_Written task_
Without the pictures, extract every line from the start of the material to the line containing "from bokeh.resources import INLINE", both ends included.

********

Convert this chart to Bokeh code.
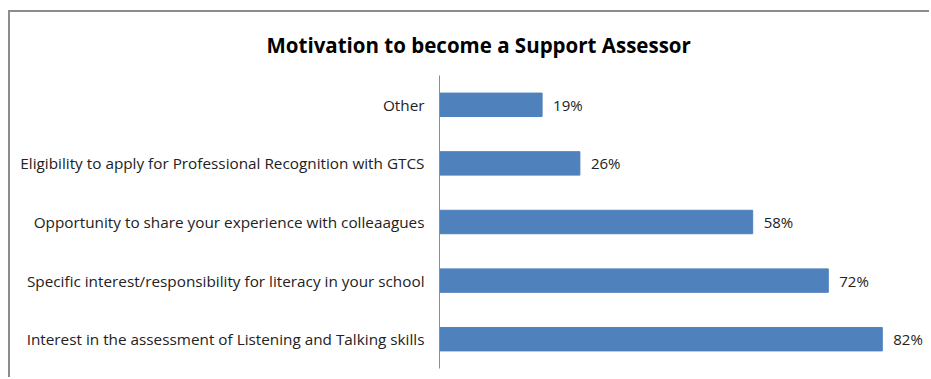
from bokeh.plotting import figure
from bokeh.models import ColumnDataSource, FactorRange, Range1d, LabelSet
from bokeh.core.properties import value
from bokeh.embed import file_html
from bokeh.resources import INLINE

# Survey responses, listed bottom to top
reasons = [
    "Interest in the assessment of Listening and Talking skills",
    "Specific interest/responsibility for literacy in your school",
    "Opportunity to share your experience with colleaagues",
    "Eligibility to apply for Professional Recognition with GTCS",
    "Other",
]
shares = [82, 72, 58, 26, 19]
share_labels = [f"{v}%" for v in shares]
chart_title = "Motivation to become a Support Assessor"

src = ColumnDataSource(dict(reason=reasons, share=shares, label=share_labels))

FONT = "Open Sans"

p = figure(
    width=921, height=367,
    y_range=FactorRange(factors=reasons, range_padding=0),
    x_range=Range1d(0, 90),
    output_backend="svg", toolbar_location=None,
    min_border_left=429, min_border_right=6,
    min_border_top=60, min_border_bottom=11,
    title=chart_title,
    styles={
        "margin-left": "8px", "margin-top": "10px",
        "border-left": "2px solid #8c8c8c", "border-top": "2px solid #8c8c8c",
    },
)
# title centred over the whole chart rather than over the plotting frame
p.title.align = "left"
p.title.offset = -173
p.title.text_font = FONT
p.title.text_font_size = "20.5px"
p.title.text_font_style = "bold"
p.title.text_color = "#000000"
p.title.standoff = 33

p.hbar(y="reason", right="share", height=0.4, source=src,
       fill_color="#4F81BD", line_color="#4F81BD")

p.add_layout(LabelSet(x="share", y="reason", text="label", source=src,
                      x_offset=11, text_baseline="middle",
                      text_font=value(FONT), text_font_size="15px",
                      text_color="#222222"))

p.xaxis.visible = False
p.xgrid.visible = False
p.ygrid.visible = False
p.outline_line_color = None

ax = p.yaxis[0]
ax.major_tick_line_color = None
ax.minor_tick_line_color = None
ax.major_tick_out = 0
ax.major_tick_in = 0
ax.axis_line_color = "#8c8c8c"
ax.major_label_text_font = FONT
ax.major_label_text_font_size = "15.3px"
ax.major_label_text_color = "#222222"
ax.major_label_standoff = 15

open("out.html", "w").write(file_html(p, INLINE))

********

_Reply_
Convert this chart to Bokeh code.
from bokeh.plotting import figure
from bokeh.models import ColumnDataSource, FactorRange, Range1d, LabelSet
from bokeh.core.properties import value
from bokeh.embed import file_html
from bokeh.resources import INLINE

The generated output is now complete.